The total number of unique lyrics went up to 8,197 (from an increased sample of 51,739, so no surprise there). The changes for each sample were mostly mild, but still surprising. The first 35,000 sample changed only mildly: going from 6,557 to 6,554. Both of Bike for Three albums are later albums, so it makes sense that this sample changed only slightly. The last 35,000 sample went all the way down to 6,436 from 6,537, which was surprising. Like I said, I was expecting an increase, but as a fellow fan pointed out: those albums rely heavily on repetition as a rhetorical device, which would bring down the ratio of unique lyrics to total lyrics. The random samples tended to hover around the same place: the high 6,600s.

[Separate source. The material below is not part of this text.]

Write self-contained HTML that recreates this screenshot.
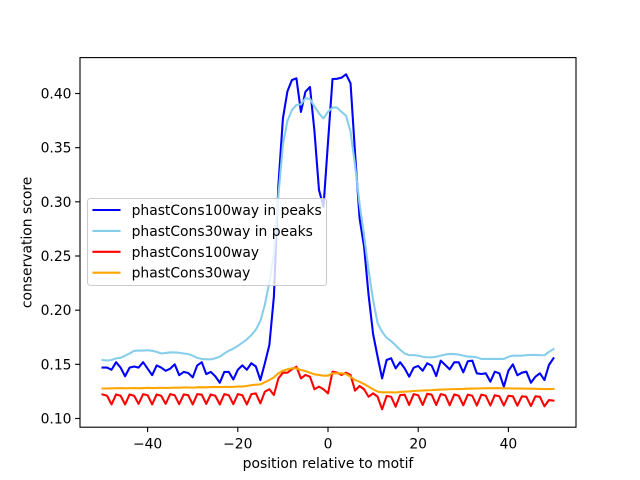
<!DOCTYPE html>
<html>
<head>
<meta charset="utf-8">
<style>
  html, body { margin: 0; padding: 0; background: #ffffff; }
  svg { display: block; }
  text { font-family: "DejaVu Sans", "Liberation Sans", sans-serif; font-size: 13.89px; fill: #000; }
</style>
</head>
<body>
<svg width="640" height="480" viewBox="0 0 640 480" xmlns="http://www.w3.org/2000/svg">
  <rect x="0" y="0" width="640" height="480" fill="#ffffff"/>
  <defs>
    <clipPath id="ax"><rect x="80" y="57.6" width="496" height="369.6"/></clipPath>
  </defs>

  <g clip-path="url(#ax)">
    <g transform="matrix(4.5091 0 0 -1083.3 328 526.83)" fill="none" stroke-linejoin="round" stroke-linecap="square">
      <polyline vector-effect="non-scaling-stroke" stroke="#0000ff" stroke-width="2.08" points="-50,0.147 -49,0.147 -48,0.145 -47,0.152 -46,0.147 -45,0.139 -44,0.147 -43,0.148 -42,0.147 -41,0.152 -40,0.146 -39,0.140 -38,0.149 -37,0.147 -36,0.144 -35,0.146 -34,0.150 -33,0.140 -32,0.143 -31,0.142 -30,0.138 -29,0.149 -28,0.152 -27,0.141 -26,0.143 -25,0.139 -24,0.133 -23,0.143 -22,0.143 -21,0.136 -20,0.145 -19,0.149 -18,0.145 -17,0.151 -16,0.148 -15,0.1355 -14,0.151 -13,0.168 -12,0.2125 -11,0.3155 -10,0.377 -9,0.402 -8,0.4125 -7,0.414 -6,0.383 -5,0.4017 -4,0.406 -3,0.365 -2,0.311 -1,0.2955 0,0.355 1,0.4134 2,0.4136 3,0.4146 4,0.4177 5,0.4094 6,0.345 7,0.285 8,0.2586 9,0.214 10,0.178 11,0.157 12,0.137 13,0.154 14,0.1556 15,0.1463 16,0.1519 17,0.1463 18,0.1386 19,0.1469 20,0.1485 21,0.1441 22,0.151 23,0.1488 24,0.1392 25,0.1534 26,0.1494 27,0.1454 28,0.1519 29,0.1519 30,0.1426 31,0.1528 32,0.1534 33,0.1417 34,0.1411 35,0.1417 36,0.134 37,0.1432 38,0.1417 39,0.1294 40,0.1441 41,0.150 42,0.1399 43,0.1423 44,0.1432 45,0.133 46,0.1386 47,0.1417 48,0.1355 49,0.1494 50,0.1556"/>
      <polyline vector-effect="non-scaling-stroke" stroke="#87ceeb" stroke-width="2.08" points="-50,0.154 -49,0.1535 -48,0.154 -47,0.1555 -46,0.156 -45,0.158 -44,0.160 -43,0.1625 -42,0.1627 -41,0.1627 -40,0.163 -39,0.1625 -38,0.1615 -37,0.160 -36,0.1605 -35,0.161 -34,0.161 -33,0.1607 -32,0.160 -31,0.1595 -30,0.158 -29,0.156 -28,0.155 -27,0.1546 -26,0.1546 -25,0.1556 -24,0.157 -23,0.160 -22,0.1625 -21,0.1645 -20,0.167 -19,0.170 -18,0.173 -17,0.177 -16,0.182 -15,0.190 -14,0.205 -13,0.226 -12,0.252 -11,0.306 -10,0.3525 -9,0.3746 -8,0.3848 -7,0.3894 -6,0.390 -5,0.3956 -4,0.395 -3,0.388 -2,0.3817 -1,0.377 0,0.3832 1,0.387 2,0.387 3,0.383 4,0.3795 5,0.3648 6,0.334 7,0.298 8,0.269 9,0.237 10,0.2094 11,0.188 12,0.180 13,0.1745 14,0.1715 15,0.1675 16,0.1635 17,0.160 18,0.1585 19,0.1585 20,0.158 21,0.157 22,0.1565 23,0.1565 24,0.157 25,0.158 26,0.159 27,0.1596 28,0.1595 29,0.159 30,0.158 31,0.1572 32,0.157 33,0.1565 34,0.155 35,0.155 36,0.155 37,0.155 38,0.155 39,0.155 40,0.157 41,0.158 42,0.158 43,0.158 44,0.1585 45,0.1587 46,0.1587 47,0.1585 48,0.1584 49,0.1615 50,0.164"/>
      <polyline vector-effect="non-scaling-stroke" stroke="#ff0000" stroke-width="2.08" points="-50,0.1222 -49,0.121 -48,0.113 -47,0.1222 -46,0.121 -45,0.113 -44,0.1222 -43,0.121 -42,0.1135 -41,0.1225 -40,0.1215 -39,0.113 -38,0.1222 -37,0.121 -36,0.1135 -35,0.1225 -34,0.1215 -33,0.1132 -32,0.1222 -31,0.1215 -30,0.113 -29,0.1225 -28,0.122 -27,0.1135 -26,0.1222 -25,0.121 -24,0.113 -23,0.1225 -22,0.1215 -21,0.1132 -20,0.1225 -19,0.1215 -18,0.113 -17,0.1225 -16,0.1232 -15,0.114 -14,0.1248 -13,0.127 -12,0.1217 -11,0.137 -10,0.1423 -9,0.1423 -8,0.1454 -7,0.1478 -6,0.137 -5,0.1402 -4,0.1386 -3,0.127 -2,0.1294 -1,0.127 0,0.1232 1,0.1432 2,0.1423 3,0.1402 4,0.1423 5,0.1402 6,0.1257 7,0.130 8,0.127 9,0.1201 10,0.1232 11,0.1201 12,0.1085 13,0.1208 14,0.1201 15,0.1109 16,0.1217 17,0.122 18,0.1125 19,0.1225 20,0.1215 21,0.1125 22,0.1228 23,0.122 24,0.1125 25,0.1225 26,0.1215 27,0.1122 28,0.1222 29,0.121 30,0.1122 31,0.122 32,0.121 33,0.112 34,0.122 35,0.121 36,0.112 37,0.1215 38,0.1205 39,0.112 40,0.121 41,0.1205 42,0.1118 43,0.1205 44,0.12 45,0.1115 46,0.1205 47,0.12 48,0.1112 49,0.117 50,0.1165"/>
      <polyline vector-effect="non-scaling-stroke" stroke="#ffa500" stroke-width="2.08" points="-50,0.1277 -49,0.1277 -48,0.1279 -47,0.1279 -46,0.1281 -45,0.1279 -44,0.128 -43,0.1281 -42,0.1279 -41,0.1281 -40,0.1283 -39,0.1281 -38,0.1282 -37,0.1284 -36,0.1282 -35,0.1283 -34,0.1285 -33,0.1284 -32,0.1287 -31,0.1286 -30,0.1285 -29,0.1288 -28,0.1289 -27,0.1288 -26,0.129 -25,0.1291 -24,0.129 -23,0.1292 -22,0.1291 -21,0.1292 -20,0.1295 -19,0.1296 -18,0.13 -17,0.1308 -16,0.1312 -15,0.1315 -14,0.1335 -13,0.1355 -12,0.138 -11,0.1417 -10,0.1441 -9,0.1454 -8,0.1463 -7,0.1463 -6,0.1448 -5,0.1438 -4,0.1423 -3,0.1408 -2,0.1402 -1,0.1395 0,0.1395 1,0.1417 2,0.1417 3,0.1417 4,0.1411 5,0.1386 6,0.1355 7,0.134 8,0.1318 9,0.1294 10,0.127 11,0.1248 12,0.1242 13,0.1242 14,0.1242 15,0.124 16,0.1245 17,0.1248 18,0.125 19,0.1254 20,0.1256 21,0.1258 22,0.126 23,0.1262 24,0.1265 25,0.1267 26,0.1268 27,0.127 28,0.1271 29,0.1272 30,0.1273 31,0.1275 32,0.1276 33,0.1277 34,0.1278 35,0.1279 36,0.128 37,0.128 38,0.128 39,0.1279 40,0.1278 41,0.1277 42,0.1277 43,0.1276 44,0.1275 45,0.1275 46,0.1274 47,0.1273 48,0.1272 49,0.1272 50,0.1273"/>
    </g>
  </g>

  <!-- axes frame -->
  <rect x="80" y="57.6" width="496" height="369.6" fill="none" stroke="#000" stroke-width="1.1"/>

  <!-- y ticks -->
  <g stroke="#000" stroke-width="1.1">
    <line x1="75.1" y1="418.5" x2="80" y2="418.5"/>
    <line x1="75.1" y1="364.3" x2="80" y2="364.3"/>
    <line x1="75.1" y1="310.2" x2="80" y2="310.2"/>
    <line x1="75.1" y1="256.0" x2="80" y2="256.0"/>
    <line x1="75.1" y1="201.8" x2="80" y2="201.8"/>
    <line x1="75.1" y1="147.7" x2="80" y2="147.7"/>
    <line x1="75.1" y1="93.5" x2="80" y2="93.5"/>
  </g>
  <g text-anchor="end">
    <text x="71.5" y="423.5">0.10</text>
    <text x="71.5" y="369.3">0.15</text>
    <text x="71.5" y="315.2">0.20</text>
    <text x="71.5" y="261.0">0.25</text>
    <text x="71.5" y="206.8">0.30</text>
    <text x="71.5" y="152.7">0.35</text>
    <text x="71.5" y="98.5">0.40</text>
  </g>

  <!-- x ticks -->
  <g stroke="#000" stroke-width="1.1">
    <line x1="147.6" y1="427.2" x2="147.6" y2="432.1"/>
    <line x1="237.8" y1="427.2" x2="237.8" y2="432.1"/>
    <line x1="328" y1="427.2" x2="328" y2="432.1"/>
    <line x1="418.2" y1="427.2" x2="418.2" y2="432.1"/>
    <line x1="508.4" y1="427.2" x2="508.4" y2="432.1"/>
  </g>
  <g text-anchor="middle">
    <text x="147.6" y="448.5">−40</text>
    <text x="237.8" y="448.5">−20</text>
    <text x="328" y="448.5">0</text>
    <text x="418.2" y="448.5">20</text>
    <text x="508.4" y="448.5">40</text>
  </g>

  <!-- axis labels -->
  <text x="328" y="468" text-anchor="middle">position relative to motif</text>
  <text transform="translate(31.5,242.4) rotate(-90)" text-anchor="middle">conservation score</text>

  <!-- legend -->
  <rect x="87.5" y="198.5" width="239" height="87" rx="3" ry="3" fill="#ffffff" fill-opacity="0.8" stroke="#cccccc" stroke-width="1.1"/>
  <g stroke-width="2.08" stroke-linecap="square">
    <line x1="93.5" y1="210" x2="119.5" y2="210" stroke="#0000ff"/>
    <line x1="93.5" y1="230.9" x2="119.5" y2="230.9" stroke="#87ceeb"/>
    <line x1="93.5" y1="251.8" x2="119.5" y2="251.8" stroke="#ff0000"/>
    <line x1="93.5" y1="272.7" x2="119.5" y2="272.7" stroke="#ffa500"/>
  </g>
  <text x="131.6" y="215">phastCons100way in peaks</text>
  <text x="131.6" y="235.9">phastCons30way in peaks</text>
  <text x="131.6" y="256.8">phastCons100way</text>
  <text x="131.6" y="277.7">phastCons30way</text>
</svg>
</body>
</html>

I had a feeling that Buck 65 would be up there in the rankings, so third place isn’t surprising. Part of me thought he would be a bit closer to Aesop Rock and Busdriver (or even surpass them) but that was mostly wishful thinking. Even though Buck uses a lot of unique words, his lyrics don’t tend to be quite as fast or as dense as Aesop’s. If you want a clear example, I’ll direct you to B. Dolan’s Jailbreak, the only song I know of that has both Aesop Rock and Buck 65 on it.
It would have been nice to track down and include more of Weirdo Magnet, since it’s the only album of any genre where I’ve ever heard the word “coelacanth”, but I don’t see it making much of a difference. To overtake Busdriver’s 767 word lead, there would need to be a lot of unique words in there other than “coelacanth”, and I don’t think there are all that many.
With that question finally answered, I’m not sure what more there is to say. Third place is not bad at all for a dude from rural Nova Scotia. Now, go listen to to some Buck 65, he’s pretty damn good.